··· DATA SHOWN ···

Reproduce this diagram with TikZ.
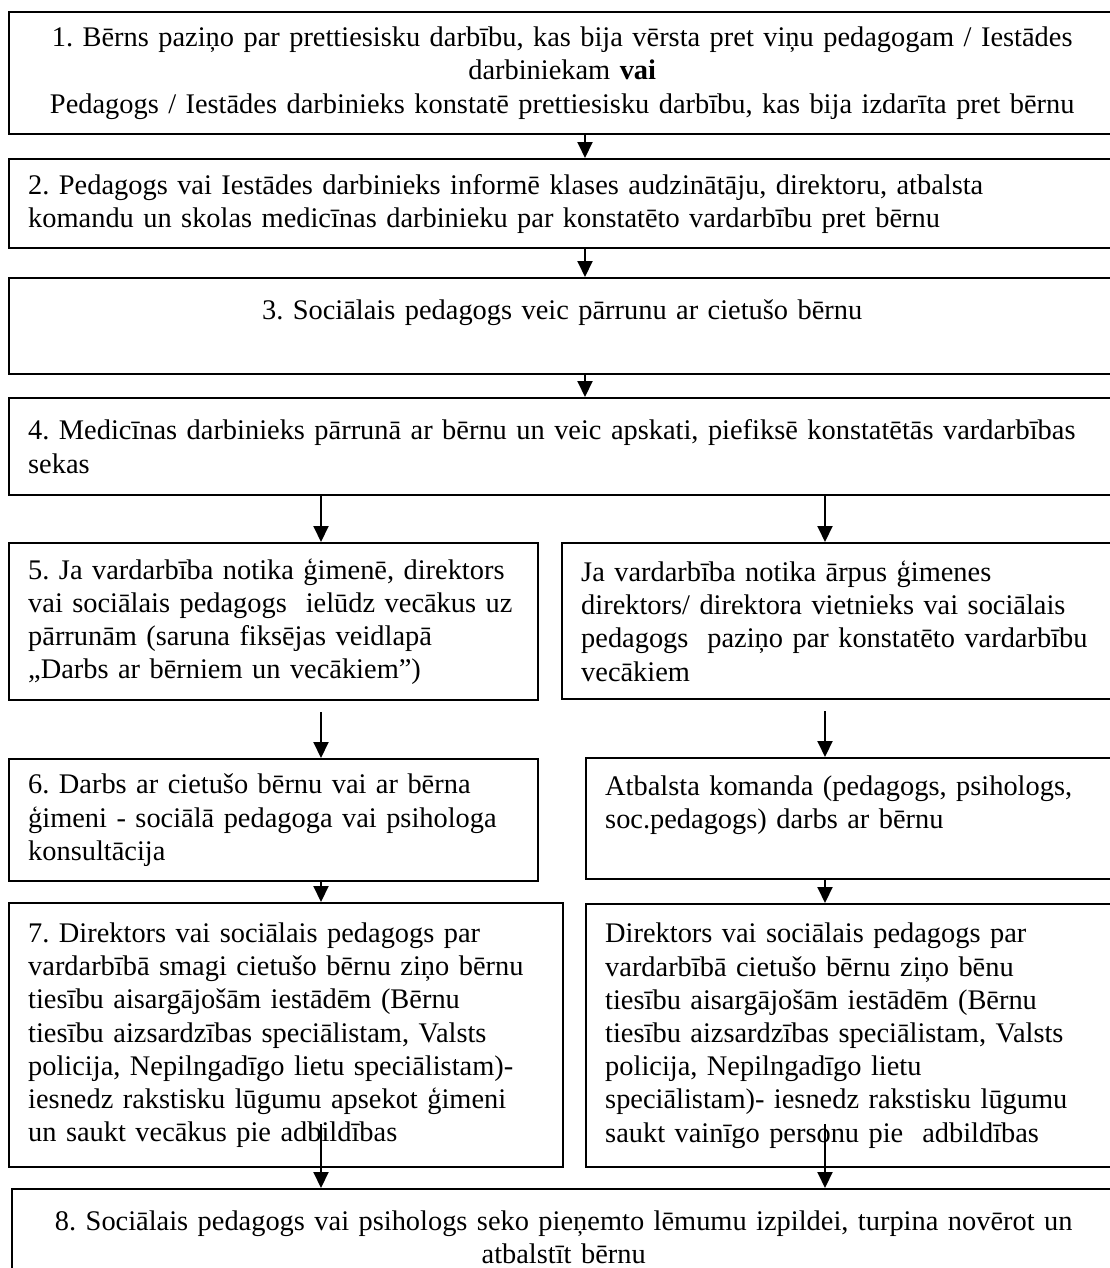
\documentclass[tikz,border=0pt]{standalone}
\usepackage{fontspec}
\setmainfont{Liberation Serif}
\usetikzlibrary{arrows.meta}

\begin{document}
\frenchspacing
\begin{tikzpicture}[x=0.5pt,y=-0.5pt]

        \useasboundingbox (0,0) rectangle (1109,1268);

        \coordinate (mid) at (585,0);
        \coordinate (lft) at (321,0);
        \coordinate (rgt) at (825,0);

        \begin{scope}[every node/.style={draw,rectangle,line width=1.2pt,anchor=north west,
            inner xsep=9.5pt,inner ysep=0pt,align=left,
            font=\fontsize{14.2}{16.6}\selectfont}]
          \node[minimum width=553pt,minimum height=61pt,text width=534pt,align=center] (1) at (8,11)
            {1. Bērns paziņo par prettiesisku darbību, kas bija vērsta pret viņu pedagogam / Iestādes\\
             darbiniekam \textbf{vai}\\
             Pedagogs / Iestādes darbinieks konstatē prettiesisku darbību, kas bija izdarīta pret bērnu};
          \node[minimum width=560pt,minimum height=44.5pt,text width=541pt] (2) at (8,158)
            {2. Pedagogs vai Iestādes darbinieks informē klases audzinātāju, direktoru, atbalsta\\
             komandu un skolas medicīnas darbinieku par konstatēto vardarbību pret bērnu};
          \node[minimum width=553pt,minimum height=48pt,text width=534pt,align=center] (3) at (8,277)
            {3. Sociālais pedagogs veic pārrunu ar cietušo bērnu\\ ~};
          \node[minimum width=560pt,minimum height=48.5pt,text width=541pt] (4) at (8,397)
            {4. Medicīnas darbinieks pārrunā ar bērnu un veic apskati, piefiksē konstatētās vardarbības\\
             sekas};
          \node[minimum width=264.5pt,minimum height=78.5pt,text width=245.5pt] (5a) at (8,542)
            {5. Ja vardarbība notika ģimenē, direktors\\
             vai sociālais pedagogs\ \ ielūdz vecākus uz\\
             pārrunām (saruna fiksējas veidlapā\\
             „Darbs ar bērniem un vecākiem”)};
          \node[minimum width=285pt,minimum height=78pt,text width=266pt] (5b) at (561,542)
            {Ja vardarbība notika ārpus ģimenes\\
             direktors/ direktora vietnieks vai sociālais\\
             pedagogs\ \ paziņo par konstatēto vardarbību\\
             vecākiem};
          \node[minimum width=264.5pt,minimum height=61pt,text width=245.5pt] (6a) at (8,758)
            {6. Darbs ar cietušo bērnu vai ar bērna\\
             ģimeni - sociālā pedagoga vai psihologa\\
             konsultācija};
          \node[minimum width=272pt,minimum height=60.5pt,text width=253pt] (6b) at (585,757)
            {Atbalsta komanda (pedagogs, psihologs,\\
             soc.pedagogs) darbs ar bērnu\\ ~};
          \node[minimum width=277pt,minimum height=132pt,text width=258pt] (7a) at (8,902)
            {7. Direktors vai sociālais pedagogs par\\
             vardarbībā smagi cietušo bērnu ziņo bērnu\\
             tiesību aisargājošām iestādēm (Bērnu\\
             tiesību aizsardzības speciālistam, Valsts\\
             policija, Nepilngadīgo lietu speciālistam)-\\
             iesnedz rakstisku lūgumu apsekot ģimeni\\
             un saukt vecākus pie adbildības};
          \node[minimum width=272pt,minimum height=131.5pt,text width=253pt] (7b) at (585,903)
            {Direktors vai sociālais pedagogs par\\
             vardarbībā cietušo bērnu ziņo bēnu\\
             tiesību aisargājošām iestādēm (Bērnu\\
             tiesību aizsardzības speciālistam, Valsts\\
             policija, Nepilngadīgo lietu\\
             speciālistam)- iesnedz rakstisku lūgumu\\
             saukt vainīgo personu pie\ \ adbildības};
          \node[minimum width=551.5pt,minimum height=48pt,text width=532.5pt,align=center] (8) at (11,1188)
            {8. Sociālais pedagogs vai psihologs seko pieņemto lēmumu izpildei, turpina novērot un\\
             atbalstīt bērnu};
        \end{scope}

        \begin{scope}[every edge/.style={draw,line width=1pt,-{Triangle[length=8pt,width=7.5pt]}}]
          \path (1.south -| mid) edge (2.north -| mid);
          \path (2.south -| mid) edge (3.north -| mid);
          \path (3.south -| mid) edge (4.north -| mid);
          \path (4.south -| lft) edge (5a.north -| lft);
          \path (4.south -| rgt) edge (5b.north -| rgt);
          \path ([yshift=-5.5pt]5a.south -| lft) edge (6a.north -| lft);
          \path ([yshift=-5.5pt]5b.south -| rgt) edge (6b.north -| rgt);
          \path (6a.south -| lft) edge (7a.north -| lft);
          \path (6b.south -| rgt) edge (7b.north -| rgt);
          \path ([yshift=22pt]7a.south -| lft) edge (8.north -| lft);
          \path ([yshift=22pt]7b.south -| rgt) edge (8.north -| rgt);
        \end{scope}

      \end{tikzpicture}
\end{document}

···

- [WHAT YOU SHOULD DO]
Omit the pictures, then repeat exactly each line from the beginning of the listing through the line with "(rgt) at (825,0);".

- [OUTPUT BELOW]
Reproduce this diagram with TikZ.
\documentclass[tikz,border=0pt]{standalone}
\usepackage{fontspec}
\setmainfont{Liberation Serif}
\usetikzlibrary{arrows.meta}

\begin{document}
\frenchspacing
\begin{tikzpicture}[x=0.5pt,y=-0.5pt]

        \useasboundingbox (0,0) rectangle (1109,1268);

        \coordinate (mid) at (585,0);
        \coordinate (lft) at (321,0);
        \coordinate (rgt) at (825,0);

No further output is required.